Watts is the new managing director of the Canadian Malting Barley Technical Centre (CMBTC), a member-based non-profit that drives demand for malt barley through applied research and marketing.
The Winnipeg native picked up his love for agriculture while working towards a master’s in international affairs at Laval University in Quebec City.
“One of the things that was happening at the time was there were a lot of issues in terms of agricultural trade—grain trade in particular—between Canada and the United States,” Watts said. “So I ended up focusing my thesis on the grain trade between Canada and the U.S.”
Watts also spent his master’s internship working for the Canadian Grain Commission.
After graduating in the spring of 1996, Watts went to work as a market analyst at the Canadian Wheat Board. Watts was the analyst for European wheat and barley price markets, and was also the analyst for global malt barley markets, since the European Union is one of the world’s largest producers of barley.

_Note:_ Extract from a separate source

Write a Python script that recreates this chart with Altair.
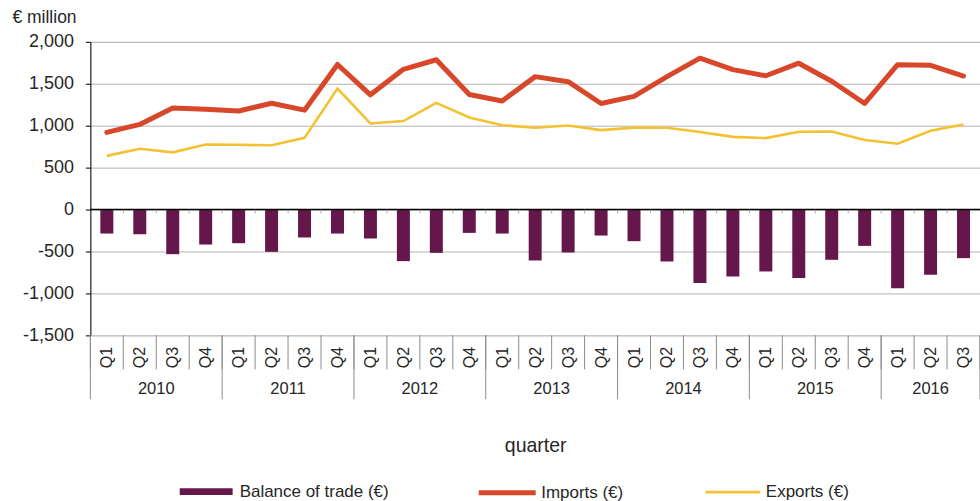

By 2006, Watts sought a new challenge and found it at Pulse Canada. As director of market innovation, his job was to build a program that would look for non-traditional uses for pulses in the food sector.
“He was given a portfolio and a blank piece of paper,” said Gordon Bacon, CEO of Pulse Canada.
Ten years ago, pulses were generally used in soups and canned foods and not much else, Bacon said. Watt’s role was to work with the research community to invent new processing techniques that would enable the creation of products like lentil flour suitable for use in breakfast cereals.
“Peter played a key role in creating interest, identifying research and knowledge gaps, and effectively shifting how not only the food industry but how farmers thought about the potential for pulses to play a very big role,” Bacon said.
This mix of research and marketing experience has led Watts to his current position at the CMBTC, where he faces new issues and new goals.
Canada is the second-largest exporter of malting barley in the world, Watts said, but marketing the grain is very complicated because of the many different quality factors malting barley has. Another challenge is that competition from other crops has meant declining acreage for malting barley.
“We’ve seen a reduction in the production of malting barley in Canada over the last 10 years, quite a significant reduction,” Watts said. “I’d like to see that turn around.”
The job also keeps him in the field that he fell in love with in university.
“Working in the agriculture sector, it’s allowed me to be in the international industry in the way I’ve always wanted to,” Watts said. “Agriculture is as international as it gets in terms of industry.”